Direction: Repeat each entry exactly and drop the pictures.

Provided information:

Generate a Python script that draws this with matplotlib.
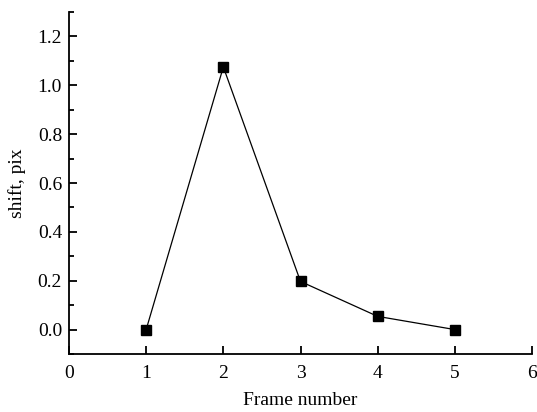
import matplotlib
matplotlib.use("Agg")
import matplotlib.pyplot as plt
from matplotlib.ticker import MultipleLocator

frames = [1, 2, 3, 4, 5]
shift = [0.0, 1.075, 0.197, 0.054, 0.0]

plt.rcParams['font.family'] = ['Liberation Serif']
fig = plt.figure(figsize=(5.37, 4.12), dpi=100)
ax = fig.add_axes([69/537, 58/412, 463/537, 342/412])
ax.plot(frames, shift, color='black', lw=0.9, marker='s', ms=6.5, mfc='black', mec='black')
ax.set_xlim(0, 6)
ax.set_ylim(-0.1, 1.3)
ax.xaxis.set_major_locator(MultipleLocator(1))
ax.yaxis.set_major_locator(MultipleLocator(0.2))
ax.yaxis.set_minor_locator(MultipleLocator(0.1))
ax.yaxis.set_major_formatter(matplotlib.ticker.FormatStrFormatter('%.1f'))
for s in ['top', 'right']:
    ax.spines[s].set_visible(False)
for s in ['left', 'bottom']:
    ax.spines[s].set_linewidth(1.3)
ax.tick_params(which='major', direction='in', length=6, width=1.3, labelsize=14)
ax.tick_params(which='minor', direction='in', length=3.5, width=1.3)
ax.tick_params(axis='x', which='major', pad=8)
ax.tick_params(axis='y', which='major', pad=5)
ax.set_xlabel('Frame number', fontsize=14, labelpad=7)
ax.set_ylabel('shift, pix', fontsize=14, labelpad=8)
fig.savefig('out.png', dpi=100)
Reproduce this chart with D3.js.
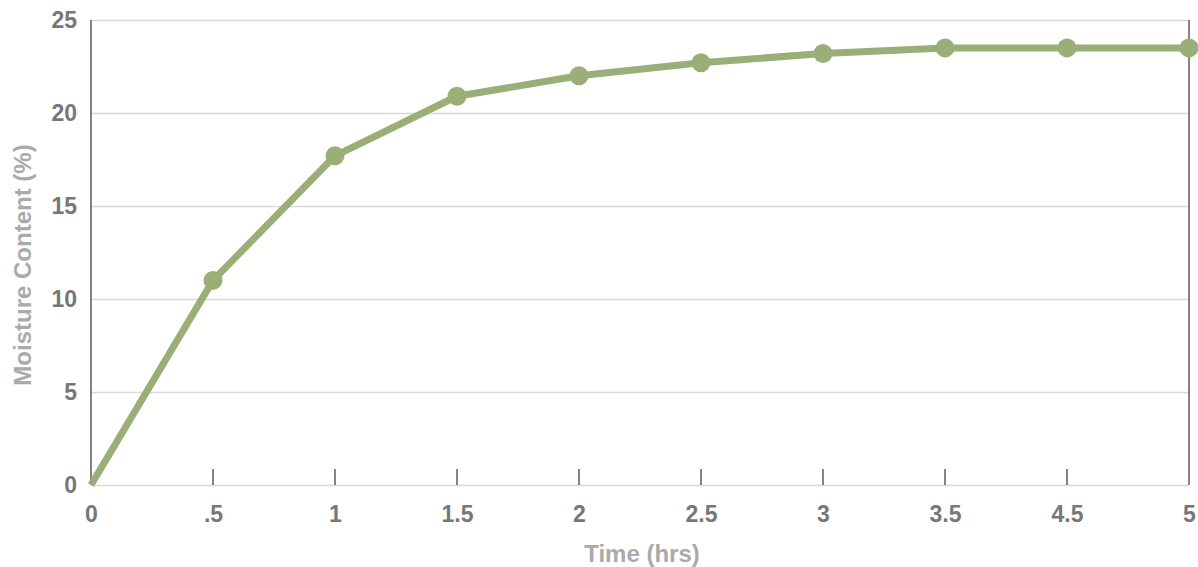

Answer to this exercise:
Generate a Python script that draws this with matplotlib.
import matplotlib
matplotlib.use("Agg")
import matplotlib.pyplot as plt
from matplotlib.ticker import MultipleLocator

frames = [1, 2, 3, 4, 5]
shift = [0.0, 1.075, 0.197, 0.054, 0.0]

plt.rcParams['font.family'] = ['Liberation Serif']
fig = plt.figure(figsize=(5.37, 4.12), dpi=100)
ax = fig.add_axes([69/537, 58/412, 463/537, 342/412])
ax.plot(frames, shift, color='black', lw=0.9, marker='s', ms=6.5, mfc='black', mec='black')
ax.set_xlim(0, 6)
ax.set_ylim(-0.1, 1.3)
ax.xaxis.set_major_locator(MultipleLocator(1))
ax.yaxis.set_major_locator(MultipleLocator(0.2))
ax.yaxis.set_minor_locator(MultipleLocator(0.1))
ax.yaxis.set_major_formatter(matplotlib.ticker.FormatStrFormatter('%.1f'))
for s in ['top', 'right']:
    ax.spines[s].set_visible(False)
for s in ['left', 'bottom']:
    ax.spines[s].set_linewidth(1.3)
ax.tick_params(which='major', direction='in', length=6, width=1.3, labelsize=14)
ax.tick_params(which='minor', direction='in', length=3.5, width=1.3)
ax.tick_params(axis='x', which='major', pad=8)
ax.tick_params(axis='y', which='major', pad=5)
ax.set_xlabel('Frame number', fontsize=14, labelpad=7)
ax.set_ylabel('shift, pix', fontsize=14, labelpad=8)
fig.savefig('out.png', dpi=100)
Reproduce this chart with D3.js.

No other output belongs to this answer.